Entre os desenhos animados, podemos destacar o episódio “Os Parentes”, de O Pica-Pau, no qual o pássaro peralta decide visitar o tio pão duro que, por sinal, se chama Scrooge; Os Smurfs e o seu “Conto de Natal”, uma azulada adaptação do livro; Os Flintstones, que também tiveram o seu “A Christmas Carol” no qual Fred Flintstone tornou-se Ebenezer Scrooge e Barney Rubble o seu empregado, Bob Cratchit; e por fim, uma versão dos Looney Tunes em que Patolino é dono de uma empresa que odeia a época natalina – e muitas, muitas outras referências ao clássico de Charles Dickens, quase infindáveis.
* O Livro
Escrito por Charles Dickens e publicado pela primeira vez em 1843, “Uma Canção de Natal” tornou-se um grande sucesso de vendas em sua época. No Brasil, a obra já passou por diferentes traduções, recebendo títulos como “Um Conto de Natal”, “Um Cântico de Natal” e “Uma História de Natal”.
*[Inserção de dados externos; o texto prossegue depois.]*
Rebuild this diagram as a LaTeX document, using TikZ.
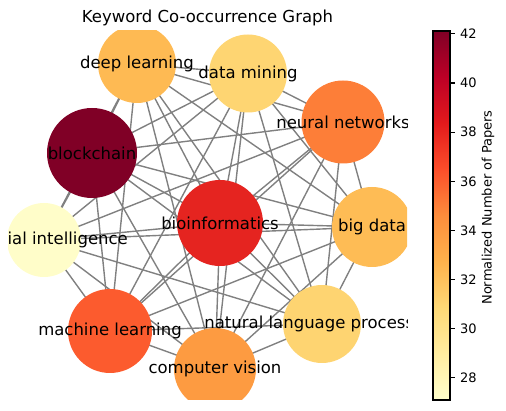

Munido de uma bela inspiração (e também da necessidade de fazer rapidamente algum dinheiro), Charles Dickens escreveu o romance em menos de um mês – sem imaginar que diante de si estava aquele que tornar-se-ia um dos maiores clássicos natalinos de todos os tempos, cuja história reverbera muito bem até os dias de hoje. Enriquecido pelas ilustrações de John Leech, a obra obteve sucesso instantâneo, chegando a vender mais de seis mil cópias em uma semana – algo respeitável diante de padrões do século XIX.
O fato é que todo o sucesso alcançado por “Uma Canção de Natal” fez com que o livro alcançasse o seu objetivo inicial: trazer de volta o espírito natalino, buscando espalhar a fraternidade, a comunhão e a partilha pelos mais diversos lugares. Ao ser levado pelos três fantasmas do Natal e transformar sua postura em relação à vida e ao mundo ao seu redor, Ebenezer Scrooge apresenta ao leitor uma importante lição: nunca é tarde para mudar, para tornar-se uma pessoa melhor e assim recomeçar. “Uma Canção de Natal” é um livro que pode ser relido em diferentes fases da vida, a despeito de religiosidade ou classe social.
* O Autor

Charles John Huffam Dickens nasceu em Landport, Inglaterra, no dia 07 de fevereiro de 1812 e faleceu em Higham a 09 de junho de 1870. É considerado o mais popular entre os romancistas ingleses da Era Vitoriana. Um fato curioso é que o interesse por seus romances e contos sempre se mostrou crescente, tanto durante a sua vida como após a sua morte.
Outro fato importante a respeito da literatura produzida por Charles Dickens é a forma como contribuiu para a introdução da crítica social na literatura ficcional inglesa. Além de “Uma Canção de Natal”, “David Copperfield”, “Grandes Esperanças” e “Oliver Twist” foram outros de seus trabalhos consagrados por crítica e público.
Uma boa dica para inteirar-se melhor sobre o contexto no qual “Uma Canção de Natal” foi concebido é assistir ao filme “O Homem Que inventou o natal” (2017). Dirigido por Bharat Nalluri e estrelado por Dan Stevens, a película nos apresenta o romancista durante seu momento de “bloqueio criativo”, ocasião em que precisava de dinheiro com urgência e, mesmo pressionado pelas circunstâncias, consegue escrever seu clássico natalino, desenvolvendo as personagens que, dali para frente, exerceriam grande influência no conceito de Natal.